Copy everything in the data below exactly except the pictures.

===== RECORDS FOR THIS TASK

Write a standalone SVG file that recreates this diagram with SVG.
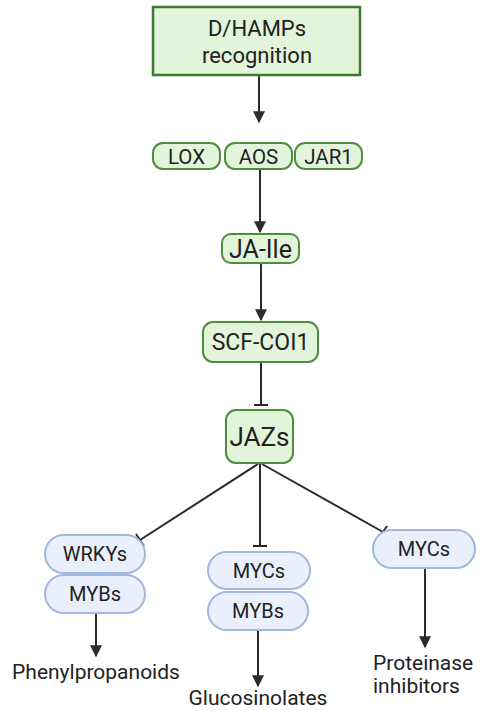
<svg xmlns="http://www.w3.org/2000/svg" width="480" height="711" viewBox="0 0 480 711">
<defs>
<style>
.g{fill:#e2f4da;stroke:#4e8c3f;stroke-width:2}
.b{fill:#e9f0fb;stroke:#a2b8de;stroke-width:2}
text{font-family:Roboto,"Liberation Sans",sans-serif;fill:#222;text-anchor:middle}
.ln{stroke:#2b2b2b;stroke-width:2;fill:none}
</style>
<marker id="ah" viewBox="0 0 10 10" refX="9" refY="5" markerWidth="6" markerHeight="6" markerUnits="strokeWidth" orient="auto">
<path d="M0,0 L10,5 L0,10 z" fill="#2b2b2b"/>
</marker>
</defs>
<rect width="480" height="711" fill="#fff"/>
<g id="connectors">
<line class="ln" x1="259" y1="76" x2="259" y2="122" marker-end="url(#ah)"/>
<line class="ln" x1="260" y1="169" x2="260" y2="232" marker-end="url(#ah)"/>
<line class="ln" x1="261" y1="263" x2="261" y2="320" marker-end="url(#ah)"/>
<line class="ln" x1="261" y1="362" x2="261" y2="405"/>
<line class="ln" x1="254" y1="405" x2="268" y2="405"/>
<line class="ln" x1="258" y1="464" x2="140" y2="540"/>
<line class="ln" x1="136" y1="534" x2="144" y2="546"/>
<line class="ln" x1="260" y1="464" x2="260" y2="546"/>
<line class="ln" x1="253" y1="546" x2="267" y2="546"/>
<line class="ln" x1="262" y1="464" x2="383" y2="532"/>
<line class="ln" x1="379" y1="538" x2="387" y2="526"/>
<line class="ln" x1="96" y1="613" x2="96" y2="656" marker-end="url(#ah)"/>
<line class="ln" x1="258" y1="630" x2="258" y2="686" marker-end="url(#ah)"/>
<line class="ln" x1="425" y1="568" x2="425" y2="647" marker-end="url(#ah)"/>
</g>
<g id="dhamps">
<rect class="g" x="153" y="7" width="207" height="68" style="stroke:#3f7a33;stroke-width:2.5"/>
<text x="257" y="36" font-size="22">D/HAMPs</text>
<text x="257" y="63" font-size="22">recognition</text>
</g>
<g id="lox">
<rect class="g" x="153" y="143" width="67" height="26" rx="10"/>
<text x="186.5" y="163.5" font-size="20.5">LOX</text>
</g>
<g id="aos">
<rect class="g" x="225" y="143" width="67" height="26" rx="10"/>
<text x="258.5" y="163.5" font-size="20.5">AOS</text>
</g>
<g id="jar1">
<rect class="g" x="295" y="143" width="67" height="26" rx="10"/>
<text x="328.5" y="163.5" font-size="20.5">JAR1</text>
</g>
<g id="jaile">
<rect class="g" x="222" y="234" width="77" height="29" rx="9"/>
<text x="260.5" y="258" font-size="25">JA-Ile</text>
</g>
<g id="scfcoi1">
<rect class="g" x="203" y="322" width="115" height="40" rx="10"/>
<text x="260.5" y="350" font-size="23">SCF-COI1</text>
</g>
<g id="jazs">
<rect class="g" x="226" y="410" width="67" height="53" rx="10"/>
<text x="259.5" y="446" font-size="26">JAZs</text>
</g>
<g id="wrkys">
<rect class="b" x="45" y="535" width="100" height="38" rx="19"/>
<text x="95" y="561" font-size="20">WRKYs</text>
</g>
<g id="mybs1">
<rect class="b" x="45" y="575" width="100" height="38" rx="19"/>
<text x="95" y="601" font-size="20">MYBs</text>
</g>
<g id="mycs2">
<rect class="b" x="208" y="552" width="102" height="37" rx="18.5"/>
<text x="259" y="578" font-size="20">MYCs</text>
</g>
<g id="mybs2">
<rect class="b" x="208" y="592" width="100" height="38" rx="19"/>
<text x="258" y="618" font-size="20">MYBs</text>
</g>
<g id="mycs3">
<rect class="b" x="373" y="530" width="102" height="38" rx="19"/>
<text x="424" y="556" font-size="20">MYCs</text>
</g>
<g id="phenyl">
<text x="96" y="679" font-size="21">Phenylpropanoids</text>
</g>
<g id="glucos">
<text x="258" y="705" font-size="21">Glucosinolates</text>
</g>
<g id="proteinase">
<text x="373" y="670" font-size="21" style="text-anchor:start">Proteinase</text>
<text x="373" y="693" font-size="21" style="text-anchor:start">inhibitors</text>
</g>
</svg>
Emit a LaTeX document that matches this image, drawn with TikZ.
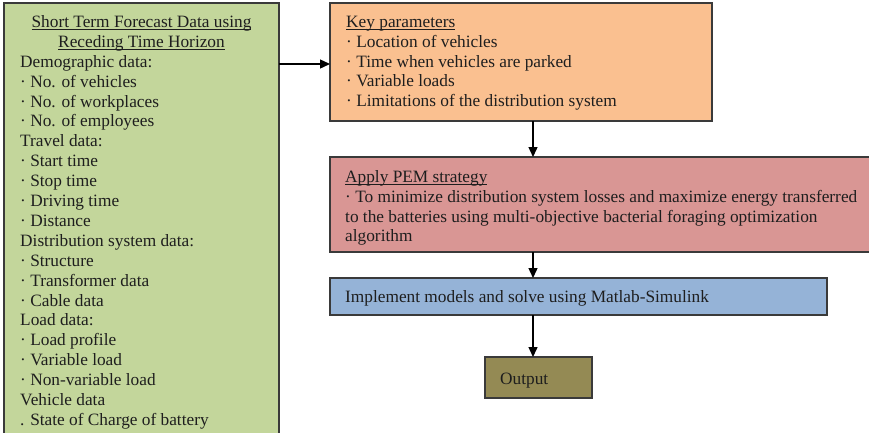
\documentclass[tikz,border=0pt]{standalone}
\usepackage{fontspec}
\setmainfont{Liberation Serif}
\usetikzlibrary{arrows.meta}

% underline drawn a fixed distance below the baseline
\newcommand\ulin[1]{\setbox0\hbox{#1}\rlap{\rule[-2.6pt]{\wd0}{0.9pt}}\box0}

\definecolor{greenfill}{HTML}{C3D69B}
\definecolor{orangefill}{HTML}{FAC090}
\definecolor{redfill}{HTML}{D99694}
\definecolor{bluefill}{HTML}{95B3D7}
\definecolor{olivefill}{HTML}{948A54}
\definecolor{boxline}{HTML}{3A3A3A}
\definecolor{textcol}{HTML}{1E1E1E}

\begin{document}
\begin{tikzpicture}[x=1pt,y=-1pt,
  box/.style={draw=boxline,line width=1.2pt,inner sep=0pt,outer sep=0pt,anchor=north west},
  txt/.style={anchor=north west,inner sep=0pt,align=left,
    font={\fontsize{17.3}{19.9}\selectfont},text=textcol},
  arr/.style={-{Triangle[length=10pt,width=9pt]},line width=1.4pt,draw=black}]
\useasboundingbox (0,0) rectangle (869,432);
\clip (0,0) rectangle (869,432);

% boxes
\node[box,fill=greenfill,minimum width=275pt,minimum height=450pt] (green) at (4,3) {};
\node[box,fill=orangefill,minimum width=382pt,minimum height=118pt] (orange) at (330,3) {};
\node[box,fill=redfill,minimum width=542pt,minimum height=95pt] (red) at (330,157) {};
\node[box,fill=bluefill,minimum width=497pt,minimum height=37pt] (blue) at (330,278) {};
\node[box,fill=olivefill,minimum width=107pt,minimum height=41pt] (output) at (485,357) {};

% texts
\node[txt,anchor=north,align=center] (gtitle) at (141.5,13.07)
  {\strut\ulin{Short Term Forecast Data using}\\\ulin{Receding Time Horizon}};
\node[txt] (glist) at (20,53.07)
  {\strut Demographic data:\\
   · No. of vehicles\\
   · No. of workplaces\\
   · No. of employees\\
   Travel data:\\
   · Start time\\
   · Stop time\\
   · Driving time\\
   · Distance\\
   Distribution system data:\\
   · Structure\\
   · Transformer data\\
   · Cable data\\
   Load data:\\
   · Load profile\\
   · Variable load\\
   · Non-variable load\\
   Vehicle data\\
   . State of Charge of battery};
\node[txt] (otext) at (346,13.07)
  {\strut\ulin{Key parameters}\\
   · Location of vehicles\\
   · Time when vehicles are parked\\
   · Variable loads\\
   · Limitations of the distribution system};
\node[txt] (rtext) at (345,168.07)
  {\strut\ulin{Apply PEM strategy}\\
   · To minimize distribution system losses and maximize energy transferred\\
   to the batteries using multi-objective bacterial foraging optimization\\
   algorithm};
\node[txt] (btext) at (345,288.07)
  {\strut Implement models and solve using Matlab-Simulink};
\node[txt] (otxt) at (500,370.07) {\strut Output};

% connectors
\coordinate (spine) at (533,0);
\coordinate (feed) at ([yshift=-2pt]orange.west);
\draw[arr] (green.east |- feed) -- (feed);
\draw[arr] (orange.south -| spine) -- (red.north -| spine);
\draw[arr] (red.south -| spine) -- (blue.north -| spine);
\draw[arr] (blue.south -| spine) -- (output.north -| spine);
\end{tikzpicture}
\end{document}
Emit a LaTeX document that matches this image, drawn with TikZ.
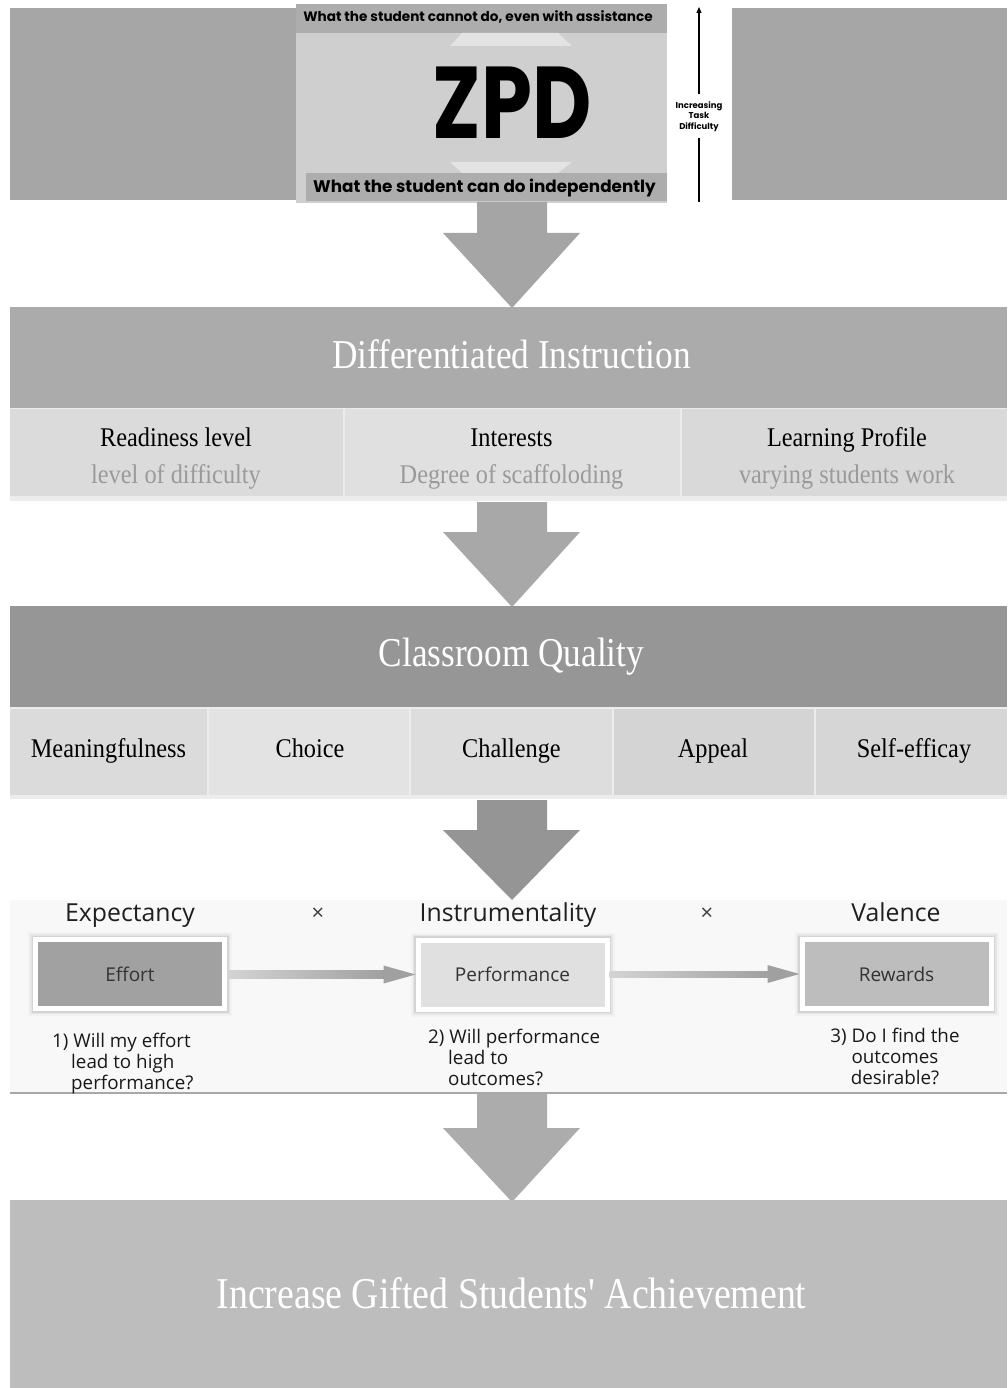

==========

▸ OUTPUT BELOW:
Write a standalone SVG file that recreates this diagram with SVG.
<svg xmlns="http://www.w3.org/2000/svg" width="480" height="711" viewBox="0 0 480 711">
<defs>
<style>
.g{fill:#e2f4da;stroke:#4e8c3f;stroke-width:2}
.b{fill:#e9f0fb;stroke:#a2b8de;stroke-width:2}
text{font-family:Roboto,"Liberation Sans",sans-serif;fill:#222;text-anchor:middle}
.ln{stroke:#2b2b2b;stroke-width:2;fill:none}
</style>
<marker id="ah" viewBox="0 0 10 10" refX="9" refY="5" markerWidth="6" markerHeight="6" markerUnits="strokeWidth" orient="auto">
<path d="M0,0 L10,5 L0,10 z" fill="#2b2b2b"/>
</marker>
</defs>
<rect width="480" height="711" fill="#fff"/>
<g id="connectors">
<line class="ln" x1="259" y1="76" x2="259" y2="122" marker-end="url(#ah)"/>
<line class="ln" x1="260" y1="169" x2="260" y2="232" marker-end="url(#ah)"/>
<line class="ln" x1="261" y1="263" x2="261" y2="320" marker-end="url(#ah)"/>
<line class="ln" x1="261" y1="362" x2="261" y2="405"/>
<line class="ln" x1="254" y1="405" x2="268" y2="405"/>
<line class="ln" x1="258" y1="464" x2="140" y2="540"/>
<line class="ln" x1="136" y1="534" x2="144" y2="546"/>
<line class="ln" x1="260" y1="464" x2="260" y2="546"/>
<line class="ln" x1="253" y1="546" x2="267" y2="546"/>
<line class="ln" x1="262" y1="464" x2="383" y2="532"/>
<line class="ln" x1="379" y1="538" x2="387" y2="526"/>
<line class="ln" x1="96" y1="613" x2="96" y2="656" marker-end="url(#ah)"/>
<line class="ln" x1="258" y1="630" x2="258" y2="686" marker-end="url(#ah)"/>
<line class="ln" x1="425" y1="568" x2="425" y2="647" marker-end="url(#ah)"/>
</g>
<g id="dhamps">
<rect class="g" x="153" y="7" width="207" height="68" style="stroke:#3f7a33;stroke-width:2.5"/>
<text x="257" y="36" font-size="22">D/HAMPs</text>
<text x="257" y="63" font-size="22">recognition</text>
</g>
<g id="lox">
<rect class="g" x="153" y="143" width="67" height="26" rx="10"/>
<text x="186.5" y="163.5" font-size="20.5">LOX</text>
</g>
<g id="aos">
<rect class="g" x="225" y="143" width="67" height="26" rx="10"/>
<text x="258.5" y="163.5" font-size="20.5">AOS</text>
</g>
<g id="jar1">
<rect class="g" x="295" y="143" width="67" height="26" rx="10"/>
<text x="328.5" y="163.5" font-size="20.5">JAR1</text>
</g>
<g id="jaile">
<rect class="g" x="222" y="234" width="77" height="29" rx="9"/>
<text x="260.5" y="258" font-size="25">JA-Ile</text>
</g>
<g id="scfcoi1">
<rect class="g" x="203" y="322" width="115" height="40" rx="10"/>
<text x="260.5" y="350" font-size="23">SCF-COI1</text>
</g>
<g id="jazs">
<rect class="g" x="226" y="410" width="67" height="53" rx="10"/>
<text x="259.5" y="446" font-size="26">JAZs</text>
</g>
<g id="wrkys">
<rect class="b" x="45" y="535" width="100" height="38" rx="19"/>
<text x="95" y="561" font-size="20">WRKYs</text>
</g>
<g id="mybs1">
<rect class="b" x="45" y="575" width="100" height="38" rx="19"/>
<text x="95" y="601" font-size="20">MYBs</text>
</g>
<g id="mycs2">
<rect class="b" x="208" y="552" width="102" height="37" rx="18.5"/>
<text x="259" y="578" font-size="20">MYCs</text>
</g>
<g id="mybs2">
<rect class="b" x="208" y="592" width="100" height="38" rx="19"/>
<text x="258" y="618" font-size="20">MYBs</text>
</g>
<g id="mycs3">
<rect class="b" x="373" y="530" width="102" height="38" rx="19"/>
<text x="424" y="556" font-size="20">MYCs</text>
</g>
<g id="phenyl">
<text x="96" y="679" font-size="21">Phenylpropanoids</text>
</g>
<g id="glucos">
<text x="258" y="705" font-size="21">Glucosinolates</text>
</g>
<g id="proteinase">
<text x="373" y="670" font-size="21" style="text-anchor:start">Proteinase</text>
<text x="373" y="693" font-size="21" style="text-anchor:start">inhibitors</text>
</g>
</svg>
Emit a LaTeX document that matches this image, drawn with TikZ.
\documentclass[tikz,border=0pt]{standalone}
\usepackage{fontspec}
\setmainfont{Liberation Serif}
\usetikzlibrary{arrows.meta}

% underline drawn a fixed distance below the baseline
\newcommand\ulin[1]{\setbox0\hbox{#1}\rlap{\rule[-2.6pt]{\wd0}{0.9pt}}\box0}

\definecolor{greenfill}{HTML}{C3D69B}
\definecolor{orangefill}{HTML}{FAC090}
\definecolor{redfill}{HTML}{D99694}
\definecolor{bluefill}{HTML}{95B3D7}
\definecolor{olivefill}{HTML}{948A54}
\definecolor{boxline}{HTML}{3A3A3A}
\definecolor{textcol}{HTML}{1E1E1E}

\begin{document}
\begin{tikzpicture}[x=1pt,y=-1pt,
  box/.style={draw=boxline,line width=1.2pt,inner sep=0pt,outer sep=0pt,anchor=north west},
  txt/.style={anchor=north west,inner sep=0pt,align=left,
    font={\fontsize{17.3}{19.9}\selectfont},text=textcol},
  arr/.style={-{Triangle[length=10pt,width=9pt]},line width=1.4pt,draw=black}]
\useasboundingbox (0,0) rectangle (869,432);
\clip (0,0) rectangle (869,432);

% boxes
\node[box,fill=greenfill,minimum width=275pt,minimum height=450pt] (green) at (4,3) {};
\node[box,fill=orangefill,minimum width=382pt,minimum height=118pt] (orange) at (330,3) {};
\node[box,fill=redfill,minimum width=542pt,minimum height=95pt] (red) at (330,157) {};
\node[box,fill=bluefill,minimum width=497pt,minimum height=37pt] (blue) at (330,278) {};
\node[box,fill=olivefill,minimum width=107pt,minimum height=41pt] (output) at (485,357) {};

% texts
\node[txt,anchor=north,align=center] (gtitle) at (141.5,13.07)
  {\strut\ulin{Short Term Forecast Data using}\\\ulin{Receding Time Horizon}};
\node[txt] (glist) at (20,53.07)
  {\strut Demographic data:\\
   · No. of vehicles\\
   · No. of workplaces\\
   · No. of employees\\
   Travel data:\\
   · Start time\\
   · Stop time\\
   · Driving time\\
   · Distance\\
   Distribution system data:\\
   · Structure\\
   · Transformer data\\
   · Cable data\\
   Load data:\\
   · Load profile\\
   · Variable load\\
   · Non-variable load\\
   Vehicle data\\
   . State of Charge of battery};
\node[txt] (otext) at (346,13.07)
  {\strut\ulin{Key parameters}\\
   · Location of vehicles\\
   · Time when vehicles are parked\\
   · Variable loads\\
   · Limitations of the distribution system};
\node[txt] (rtext) at (345,168.07)
  {\strut\ulin{Apply PEM strategy}\\
   · To minimize distribution system losses and maximize energy transferred\\
   to the batteries using multi-objective bacterial foraging optimization\\
   algorithm};
\node[txt] (btext) at (345,288.07)
  {\strut Implement models and solve using Matlab-Simulink};
\node[txt] (otxt) at (500,370.07) {\strut Output};

% connectors
\coordinate (spine) at (533,0);
\coordinate (feed) at ([yshift=-2pt]orange.west);
\draw[arr] (green.east |- feed) -- (feed);
\draw[arr] (orange.south -| spine) -- (red.north -| spine);
\draw[arr] (red.south -| spine) -- (blue.north -| spine);
\draw[arr] (blue.south -| spine) -- (output.north -| spine);
\end{tikzpicture}
\end{document}
Emit a LaTeX document that matches this image, drawn with TikZ.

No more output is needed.